1993, 2003, 2008, 2010, 2014, 2023 : cinq régressions majeures pour le salariat sur le plan de la retraite. Le syndicalisme de lutte a-t-il, en dehors de ses réactions aux réformes, évolué sur ses formes d’organisation du salariat, pour tenir compte des évolutions de celui-ci ? A-t-il évolué au sujet de sa division, essentiellement entre CGT, Solidaires et FSU ? La réponse est clairement non. Rien n’a bougé, comme si ces questions n’avaient rien à voir avec la faiblesse constatée du rapport des forces : les salarié·es ne se sont pas assez mobilisé·es, les syndicats de lutte les ont appelé·es à… la lutte, mais ils et elles n’ont pas répondu au niveau nécessaire. Cela revient un peu à dire : « nous ne sommes pas concernés, nous avons fait ce qu’il fallait »…
Et maintenant, on réfléchit, on débat, on agit sur nous-mêmes ?
C’est comme si l’analyse de ces défaites successives majeures se heurtait à une incapacité à se remettre en cause, à agir sur ce qui relève de soi-même, à un immobilisme, alors qu’en face, la classe qui nous exploite, elle, est passée à la vitesse supérieure.
Nous savons qu’elle ne s’arrêtera pas là. Nous savons que de nouvelles régressions sont dans les cartons sur l’âge légal de départ en retraite, sur le nombre d’années nécessaires pour le taux plein, sur la période pour le calcul du salaire moyen de référence (le projet de 2019, systémique, revenait en fait à porter cette période sur la totalité des années de cotisation, bien au-delà donc des actuelles 25 meilleures années pour les salarié·es du privé).

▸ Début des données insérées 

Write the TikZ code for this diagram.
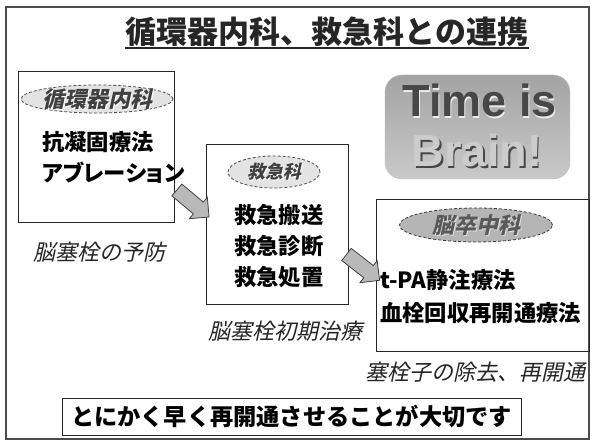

Nous savons que pour repousser ces nouvelles régressions, pour regagner tout ce qui a été perdu, il faudra un niveau de mobilisation très important, et qu’un syndicalisme de lutte bien plus fortement implanté dans le salariat réel qu’aujourd’hui sera indispensable. Un salariat qui, depuis ces trente dernières années, a connu une accélération dans sa déstructuration sur les lieux de travail. Ce qui a mis le syndicalisme de lutte dans un déphasage tel par rapport à cette réalité qu’il lui est impossible de renverser la situation s’il ne change pas, s’il ne se renouvelle pas, s’il ne construit pas un autre modèle syndical qui porte sur des pans essentiels de ce qu’il est, de ce qu’il devrait être.

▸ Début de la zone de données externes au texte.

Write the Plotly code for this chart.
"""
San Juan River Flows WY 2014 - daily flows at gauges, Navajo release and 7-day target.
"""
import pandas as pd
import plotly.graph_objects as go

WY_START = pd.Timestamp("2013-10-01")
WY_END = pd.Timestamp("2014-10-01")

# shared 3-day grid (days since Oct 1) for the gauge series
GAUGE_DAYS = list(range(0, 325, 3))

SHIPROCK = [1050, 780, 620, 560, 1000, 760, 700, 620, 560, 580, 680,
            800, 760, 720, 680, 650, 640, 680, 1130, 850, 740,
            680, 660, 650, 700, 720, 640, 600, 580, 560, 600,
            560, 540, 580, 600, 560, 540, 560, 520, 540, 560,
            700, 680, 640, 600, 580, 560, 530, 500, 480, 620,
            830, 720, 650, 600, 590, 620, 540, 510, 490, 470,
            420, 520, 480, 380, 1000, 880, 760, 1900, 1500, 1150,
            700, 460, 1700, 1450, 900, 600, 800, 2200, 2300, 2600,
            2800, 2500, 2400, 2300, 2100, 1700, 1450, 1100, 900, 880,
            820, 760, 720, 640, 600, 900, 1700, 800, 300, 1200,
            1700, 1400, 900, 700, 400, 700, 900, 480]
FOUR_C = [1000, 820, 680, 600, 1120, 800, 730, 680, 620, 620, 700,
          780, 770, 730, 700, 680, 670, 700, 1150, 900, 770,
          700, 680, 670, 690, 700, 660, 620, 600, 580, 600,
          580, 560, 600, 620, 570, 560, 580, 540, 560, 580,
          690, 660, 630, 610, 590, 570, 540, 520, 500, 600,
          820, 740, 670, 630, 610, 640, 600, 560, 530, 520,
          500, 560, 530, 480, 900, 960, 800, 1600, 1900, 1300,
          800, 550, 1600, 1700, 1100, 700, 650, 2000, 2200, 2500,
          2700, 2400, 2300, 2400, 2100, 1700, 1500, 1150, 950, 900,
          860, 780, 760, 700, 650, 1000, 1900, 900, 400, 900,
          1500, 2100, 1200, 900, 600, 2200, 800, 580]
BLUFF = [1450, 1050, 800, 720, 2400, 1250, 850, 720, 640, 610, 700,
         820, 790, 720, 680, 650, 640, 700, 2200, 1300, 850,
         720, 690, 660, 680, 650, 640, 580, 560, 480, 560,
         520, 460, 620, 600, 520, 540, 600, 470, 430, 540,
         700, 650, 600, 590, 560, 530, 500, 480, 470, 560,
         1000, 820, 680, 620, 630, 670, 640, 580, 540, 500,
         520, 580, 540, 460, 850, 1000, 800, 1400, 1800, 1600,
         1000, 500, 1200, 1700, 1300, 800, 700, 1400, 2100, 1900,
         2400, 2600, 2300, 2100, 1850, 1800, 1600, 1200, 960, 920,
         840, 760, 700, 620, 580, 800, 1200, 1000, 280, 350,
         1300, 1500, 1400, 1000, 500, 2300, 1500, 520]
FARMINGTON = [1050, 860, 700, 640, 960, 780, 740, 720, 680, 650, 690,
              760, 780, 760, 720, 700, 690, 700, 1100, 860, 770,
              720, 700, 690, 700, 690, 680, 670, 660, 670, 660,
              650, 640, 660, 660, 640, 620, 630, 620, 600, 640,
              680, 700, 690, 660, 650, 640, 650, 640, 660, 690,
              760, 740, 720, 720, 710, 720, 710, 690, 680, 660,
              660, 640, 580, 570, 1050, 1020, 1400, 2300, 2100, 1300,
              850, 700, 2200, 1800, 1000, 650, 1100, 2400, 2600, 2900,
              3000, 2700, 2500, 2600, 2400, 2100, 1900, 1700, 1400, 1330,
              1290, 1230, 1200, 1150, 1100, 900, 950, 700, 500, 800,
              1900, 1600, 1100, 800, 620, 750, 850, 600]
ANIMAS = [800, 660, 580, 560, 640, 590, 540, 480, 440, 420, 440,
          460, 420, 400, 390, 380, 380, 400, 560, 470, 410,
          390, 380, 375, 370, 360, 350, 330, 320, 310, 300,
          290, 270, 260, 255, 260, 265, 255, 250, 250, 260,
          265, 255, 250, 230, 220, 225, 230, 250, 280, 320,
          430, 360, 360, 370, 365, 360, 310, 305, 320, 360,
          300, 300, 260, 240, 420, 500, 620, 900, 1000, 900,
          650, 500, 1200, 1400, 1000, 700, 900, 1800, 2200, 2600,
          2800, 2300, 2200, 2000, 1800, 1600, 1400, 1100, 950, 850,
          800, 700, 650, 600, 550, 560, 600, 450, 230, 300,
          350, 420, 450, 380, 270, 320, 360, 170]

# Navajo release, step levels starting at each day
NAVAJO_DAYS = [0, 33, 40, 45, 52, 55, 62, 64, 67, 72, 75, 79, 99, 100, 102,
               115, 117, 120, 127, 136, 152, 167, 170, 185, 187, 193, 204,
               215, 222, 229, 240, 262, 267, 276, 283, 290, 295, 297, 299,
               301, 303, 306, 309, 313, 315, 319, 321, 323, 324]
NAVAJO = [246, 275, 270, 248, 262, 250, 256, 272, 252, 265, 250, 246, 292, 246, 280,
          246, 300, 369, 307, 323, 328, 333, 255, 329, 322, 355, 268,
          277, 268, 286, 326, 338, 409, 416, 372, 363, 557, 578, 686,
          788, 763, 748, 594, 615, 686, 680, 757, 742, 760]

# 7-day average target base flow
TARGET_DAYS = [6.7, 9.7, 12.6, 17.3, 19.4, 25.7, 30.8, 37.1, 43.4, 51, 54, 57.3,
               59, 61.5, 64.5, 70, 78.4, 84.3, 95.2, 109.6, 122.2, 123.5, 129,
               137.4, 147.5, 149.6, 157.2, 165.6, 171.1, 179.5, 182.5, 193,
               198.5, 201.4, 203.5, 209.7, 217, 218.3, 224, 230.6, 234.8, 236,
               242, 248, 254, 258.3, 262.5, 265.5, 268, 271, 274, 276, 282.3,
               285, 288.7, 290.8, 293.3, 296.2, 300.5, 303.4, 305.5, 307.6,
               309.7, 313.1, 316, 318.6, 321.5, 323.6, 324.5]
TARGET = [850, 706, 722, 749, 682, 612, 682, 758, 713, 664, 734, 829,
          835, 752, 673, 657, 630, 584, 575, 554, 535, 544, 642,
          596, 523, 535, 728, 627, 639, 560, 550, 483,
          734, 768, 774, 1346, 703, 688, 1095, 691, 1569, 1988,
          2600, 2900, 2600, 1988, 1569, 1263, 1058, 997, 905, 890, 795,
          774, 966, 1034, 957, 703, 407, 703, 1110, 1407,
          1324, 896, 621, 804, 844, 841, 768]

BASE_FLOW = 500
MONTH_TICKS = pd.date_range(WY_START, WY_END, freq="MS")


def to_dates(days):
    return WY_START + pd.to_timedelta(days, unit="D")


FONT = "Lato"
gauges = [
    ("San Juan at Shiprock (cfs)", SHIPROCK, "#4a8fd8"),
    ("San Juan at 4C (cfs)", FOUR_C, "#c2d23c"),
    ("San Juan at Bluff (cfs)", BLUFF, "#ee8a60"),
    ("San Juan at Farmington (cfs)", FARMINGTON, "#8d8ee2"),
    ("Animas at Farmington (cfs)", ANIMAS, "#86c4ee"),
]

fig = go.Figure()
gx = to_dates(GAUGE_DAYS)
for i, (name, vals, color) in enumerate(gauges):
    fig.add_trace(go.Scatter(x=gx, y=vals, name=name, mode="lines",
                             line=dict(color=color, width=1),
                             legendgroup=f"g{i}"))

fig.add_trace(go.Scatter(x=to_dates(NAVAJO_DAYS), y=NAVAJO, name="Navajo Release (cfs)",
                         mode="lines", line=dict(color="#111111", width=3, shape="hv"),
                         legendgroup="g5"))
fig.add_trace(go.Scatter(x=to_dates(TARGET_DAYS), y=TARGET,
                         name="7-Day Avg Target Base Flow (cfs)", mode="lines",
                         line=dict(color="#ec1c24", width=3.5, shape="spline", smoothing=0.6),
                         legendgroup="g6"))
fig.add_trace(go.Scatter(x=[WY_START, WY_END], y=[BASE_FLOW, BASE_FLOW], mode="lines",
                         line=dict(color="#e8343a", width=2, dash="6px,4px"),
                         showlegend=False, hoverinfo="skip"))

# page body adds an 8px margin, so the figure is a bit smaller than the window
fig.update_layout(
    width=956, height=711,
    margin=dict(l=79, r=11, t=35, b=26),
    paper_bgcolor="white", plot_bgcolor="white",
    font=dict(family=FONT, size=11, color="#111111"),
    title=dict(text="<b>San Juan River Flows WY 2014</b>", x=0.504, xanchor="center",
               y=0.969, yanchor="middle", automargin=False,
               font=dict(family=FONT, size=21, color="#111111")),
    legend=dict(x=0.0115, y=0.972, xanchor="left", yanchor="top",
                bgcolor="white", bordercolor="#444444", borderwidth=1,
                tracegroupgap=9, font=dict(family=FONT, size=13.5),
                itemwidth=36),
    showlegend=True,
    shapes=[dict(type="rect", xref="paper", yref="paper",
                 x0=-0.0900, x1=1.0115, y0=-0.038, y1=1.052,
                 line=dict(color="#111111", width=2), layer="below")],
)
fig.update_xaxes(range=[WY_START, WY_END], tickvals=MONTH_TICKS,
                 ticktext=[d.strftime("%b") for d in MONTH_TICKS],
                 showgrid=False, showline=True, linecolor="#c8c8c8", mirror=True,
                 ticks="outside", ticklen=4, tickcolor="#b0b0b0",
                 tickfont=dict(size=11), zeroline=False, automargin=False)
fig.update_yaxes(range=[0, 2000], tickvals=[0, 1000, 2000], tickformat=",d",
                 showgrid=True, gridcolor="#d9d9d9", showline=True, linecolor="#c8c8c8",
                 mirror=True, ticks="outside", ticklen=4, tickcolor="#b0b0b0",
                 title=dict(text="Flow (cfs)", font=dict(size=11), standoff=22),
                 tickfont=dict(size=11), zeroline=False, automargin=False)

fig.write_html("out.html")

Être « de classe et de masse » ou « de luttes » est un slogan creux lorsqu’il ne porte, en vérité, que sur des revendications (incontournables, bien entendu) et des paroles radicales, lorsque la réalité de l’implantation dans le salariat réel (tout le salariat, pas seulement quelques secteurs), en termes non seulement d’adhésion mais de présence d’équipes militantes (sur les lieux de travail et dans les unions locales interprofessionnelles), est ridiculement faible. Lorsque le financement ne repose pas très majoritairement sur les cotisations syndicales et dépend donc du « dialogue social » pour une part trop importante. Lorsque les structures professionnelles (fédérations) et interprofessionnelles ont autant de difficultés à travailler ensemble, au quotidien, dans tous les territoires, et donc à réellement « faire confédération ».
Voici quelques questions, parmi d’autres tout aussi essentielles qu’il nous faut maintenant, sans attendre, aborder dans nos propres organisations syndicales respectives, mais aussi entre syndicalistes de différentes organisations. Pour que ça change, et que se définir comme « de classe et de masse » soit une réalité. Parce que cette réalité ne peut s’entendre qu’à une échelle interprofessionnelle, et non pas limitée à quelques secteurs historiquement combatifs mais qui, isolés, ne peuvent que subir les mêmes défaites.